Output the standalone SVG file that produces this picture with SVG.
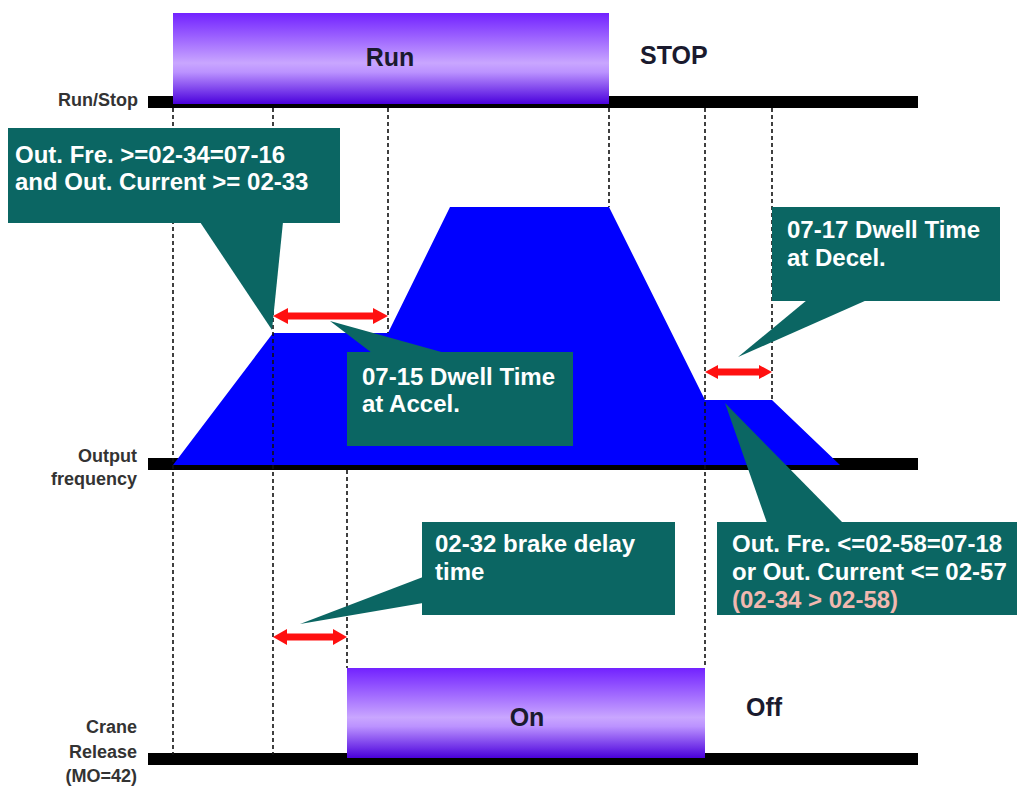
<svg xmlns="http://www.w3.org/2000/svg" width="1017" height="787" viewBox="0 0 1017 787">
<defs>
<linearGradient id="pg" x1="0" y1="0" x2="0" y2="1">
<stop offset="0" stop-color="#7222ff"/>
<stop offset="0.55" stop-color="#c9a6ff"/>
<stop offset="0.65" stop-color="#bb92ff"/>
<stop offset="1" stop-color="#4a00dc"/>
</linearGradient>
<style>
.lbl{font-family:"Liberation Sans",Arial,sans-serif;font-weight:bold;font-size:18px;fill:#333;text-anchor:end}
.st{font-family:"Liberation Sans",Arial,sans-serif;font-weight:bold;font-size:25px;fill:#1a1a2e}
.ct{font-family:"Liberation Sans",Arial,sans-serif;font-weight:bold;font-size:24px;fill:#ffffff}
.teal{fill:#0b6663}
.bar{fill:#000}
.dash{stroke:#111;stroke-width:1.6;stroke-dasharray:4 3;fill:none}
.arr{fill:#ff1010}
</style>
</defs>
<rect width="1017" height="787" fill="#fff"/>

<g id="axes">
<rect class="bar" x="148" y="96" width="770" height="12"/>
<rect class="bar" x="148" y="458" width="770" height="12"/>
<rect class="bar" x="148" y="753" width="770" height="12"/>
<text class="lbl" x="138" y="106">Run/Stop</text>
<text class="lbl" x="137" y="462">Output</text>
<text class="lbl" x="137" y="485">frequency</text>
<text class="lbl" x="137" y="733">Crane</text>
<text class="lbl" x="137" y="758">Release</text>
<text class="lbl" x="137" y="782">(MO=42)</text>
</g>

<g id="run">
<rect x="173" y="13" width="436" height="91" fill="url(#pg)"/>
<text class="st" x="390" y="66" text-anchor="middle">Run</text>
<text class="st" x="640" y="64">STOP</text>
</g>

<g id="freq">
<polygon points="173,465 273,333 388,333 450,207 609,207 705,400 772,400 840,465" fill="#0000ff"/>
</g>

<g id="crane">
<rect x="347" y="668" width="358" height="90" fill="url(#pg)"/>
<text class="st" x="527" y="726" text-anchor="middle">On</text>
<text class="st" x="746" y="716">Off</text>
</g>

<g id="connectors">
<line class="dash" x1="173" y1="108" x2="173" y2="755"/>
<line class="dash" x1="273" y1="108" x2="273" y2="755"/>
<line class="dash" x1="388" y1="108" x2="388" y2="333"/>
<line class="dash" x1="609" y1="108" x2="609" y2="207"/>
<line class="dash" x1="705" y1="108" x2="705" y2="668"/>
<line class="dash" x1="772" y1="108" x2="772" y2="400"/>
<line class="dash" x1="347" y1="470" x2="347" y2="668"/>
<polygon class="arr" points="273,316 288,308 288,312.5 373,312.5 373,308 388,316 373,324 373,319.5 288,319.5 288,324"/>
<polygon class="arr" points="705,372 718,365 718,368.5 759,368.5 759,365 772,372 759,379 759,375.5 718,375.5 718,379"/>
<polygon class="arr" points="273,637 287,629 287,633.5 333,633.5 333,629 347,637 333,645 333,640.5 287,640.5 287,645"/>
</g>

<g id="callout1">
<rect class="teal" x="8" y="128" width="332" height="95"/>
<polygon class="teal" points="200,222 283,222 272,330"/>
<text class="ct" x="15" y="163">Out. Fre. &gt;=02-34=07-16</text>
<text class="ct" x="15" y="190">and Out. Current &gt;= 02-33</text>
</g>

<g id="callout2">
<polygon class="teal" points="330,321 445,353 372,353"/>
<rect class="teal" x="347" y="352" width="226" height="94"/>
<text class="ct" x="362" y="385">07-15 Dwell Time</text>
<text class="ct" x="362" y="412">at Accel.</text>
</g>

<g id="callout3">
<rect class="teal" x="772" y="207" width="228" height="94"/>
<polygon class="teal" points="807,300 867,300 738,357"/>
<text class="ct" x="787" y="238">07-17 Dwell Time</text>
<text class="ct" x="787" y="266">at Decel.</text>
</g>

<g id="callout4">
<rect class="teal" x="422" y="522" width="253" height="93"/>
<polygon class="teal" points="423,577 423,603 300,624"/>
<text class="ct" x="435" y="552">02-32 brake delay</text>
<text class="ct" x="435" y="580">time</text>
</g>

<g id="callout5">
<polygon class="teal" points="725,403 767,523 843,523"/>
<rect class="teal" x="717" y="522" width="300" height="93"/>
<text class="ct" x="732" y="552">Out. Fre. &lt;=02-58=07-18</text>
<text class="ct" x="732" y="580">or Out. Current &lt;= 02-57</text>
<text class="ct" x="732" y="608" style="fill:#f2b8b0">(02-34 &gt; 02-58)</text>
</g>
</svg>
•••••
▶ [What you will do]
Copy the listing word for word, excluding its pictures.

▶ [Exercise answer]
Output the standalone SVG file that produces this picture with SVG.
<svg xmlns="http://www.w3.org/2000/svg" width="1017" height="787" viewBox="0 0 1017 787">
<defs>
<linearGradient id="pg" x1="0" y1="0" x2="0" y2="1">
<stop offset="0" stop-color="#7222ff"/>
<stop offset="0.55" stop-color="#c9a6ff"/>
<stop offset="0.65" stop-color="#bb92ff"/>
<stop offset="1" stop-color="#4a00dc"/>
</linearGradient>
<style>
.lbl{font-family:"Liberation Sans",Arial,sans-serif;font-weight:bold;font-size:18px;fill:#333;text-anchor:end}
.st{font-family:"Liberation Sans",Arial,sans-serif;font-weight:bold;font-size:25px;fill:#1a1a2e}
.ct{font-family:"Liberation Sans",Arial,sans-serif;font-weight:bold;font-size:24px;fill:#ffffff}
.teal{fill:#0b6663}
.bar{fill:#000}
.dash{stroke:#111;stroke-width:1.6;stroke-dasharray:4 3;fill:none}
.arr{fill:#ff1010}
</style>
</defs>
<rect width="1017" height="787" fill="#fff"/>

<g id="axes">
<rect class="bar" x="148" y="96" width="770" height="12"/>
<rect class="bar" x="148" y="458" width="770" height="12"/>
<rect class="bar" x="148" y="753" width="770" height="12"/>
<text class="lbl" x="138" y="106">Run/Stop</text>
<text class="lbl" x="137" y="462">Output</text>
<text class="lbl" x="137" y="485">frequency</text>
<text class="lbl" x="137" y="733">Crane</text>
<text class="lbl" x="137" y="758">Release</text>
<text class="lbl" x="137" y="782">(MO=42)</text>
</g>

<g id="run">
<rect x="173" y="13" width="436" height="91" fill="url(#pg)"/>
<text class="st" x="390" y="66" text-anchor="middle">Run</text>
<text class="st" x="640" y="64">STOP</text>
</g>

<g id="freq">
<polygon points="173,465 273,333 388,333 450,207 609,207 705,400 772,400 840,465" fill="#0000ff"/>
</g>

<g id="crane">
<rect x="347" y="668" width="358" height="90" fill="url(#pg)"/>
<text class="st" x="527" y="726" text-anchor="middle">On</text>
<text class="st" x="746" y="716">Off</text>
</g>

<g id="connectors">
<line class="dash" x1="173" y1="108" x2="173" y2="755"/>
<line class="dash" x1="273" y1="108" x2="273" y2="755"/>
<line class="dash" x1="388" y1="108" x2="388" y2="333"/>
<line class="dash" x1="609" y1="108" x2="609" y2="207"/>
<line class="dash" x1="705" y1="108" x2="705" y2="668"/>
<line class="dash" x1="772" y1="108" x2="772" y2="400"/>
<line class="dash" x1="347" y1="470" x2="347" y2="668"/>
<polygon class="arr" points="273,316 288,308 288,312.5 373,312.5 373,308 388,316 373,324 373,319.5 288,319.5 288,324"/>
<polygon class="arr" points="705,372 718,365 718,368.5 759,368.5 759,365 772,372 759,379 759,375.5 718,375.5 718,379"/>
<polygon class="arr" points="273,637 287,629 287,633.5 333,633.5 333,629 347,637 333,645 333,640.5 287,640.5 287,645"/>
</g>

<g id="callout1">
<rect class="teal" x="8" y="128" width="332" height="95"/>
<polygon class="teal" points="200,222 283,222 272,330"/>
<text class="ct" x="15" y="163">Out. Fre. &gt;=02-34=07-16</text>
<text class="ct" x="15" y="190">and Out. Current &gt;= 02-33</text>
</g>

<g id="callout2">
<polygon class="teal" points="330,321 445,353 372,353"/>
<rect class="teal" x="347" y="352" width="226" height="94"/>
<text class="ct" x="362" y="385">07-15 Dwell Time</text>
<text class="ct" x="362" y="412">at Accel.</text>
</g>

<g id="callout3">
<rect class="teal" x="772" y="207" width="228" height="94"/>
<polygon class="teal" points="807,300 867,300 738,357"/>
<text class="ct" x="787" y="238">07-17 Dwell Time</text>
<text class="ct" x="787" y="266">at Decel.</text>
</g>

<g id="callout4">
<rect class="teal" x="422" y="522" width="253" height="93"/>
<polygon class="teal" points="423,577 423,603 300,624"/>
<text class="ct" x="435" y="552">02-32 brake delay</text>
<text class="ct" x="435" y="580">time</text>
</g>

<g id="callout5">
<polygon class="teal" points="725,403 767,523 843,523"/>
<rect class="teal" x="717" y="522" width="300" height="93"/>
<text class="ct" x="732" y="552">Out. Fre. &lt;=02-58=07-18</text>
<text class="ct" x="732" y="580">or Out. Current &lt;= 02-57</text>
<text class="ct" x="732" y="608" style="fill:#f2b8b0">(02-34 &gt; 02-58)</text>
</g>
</svg>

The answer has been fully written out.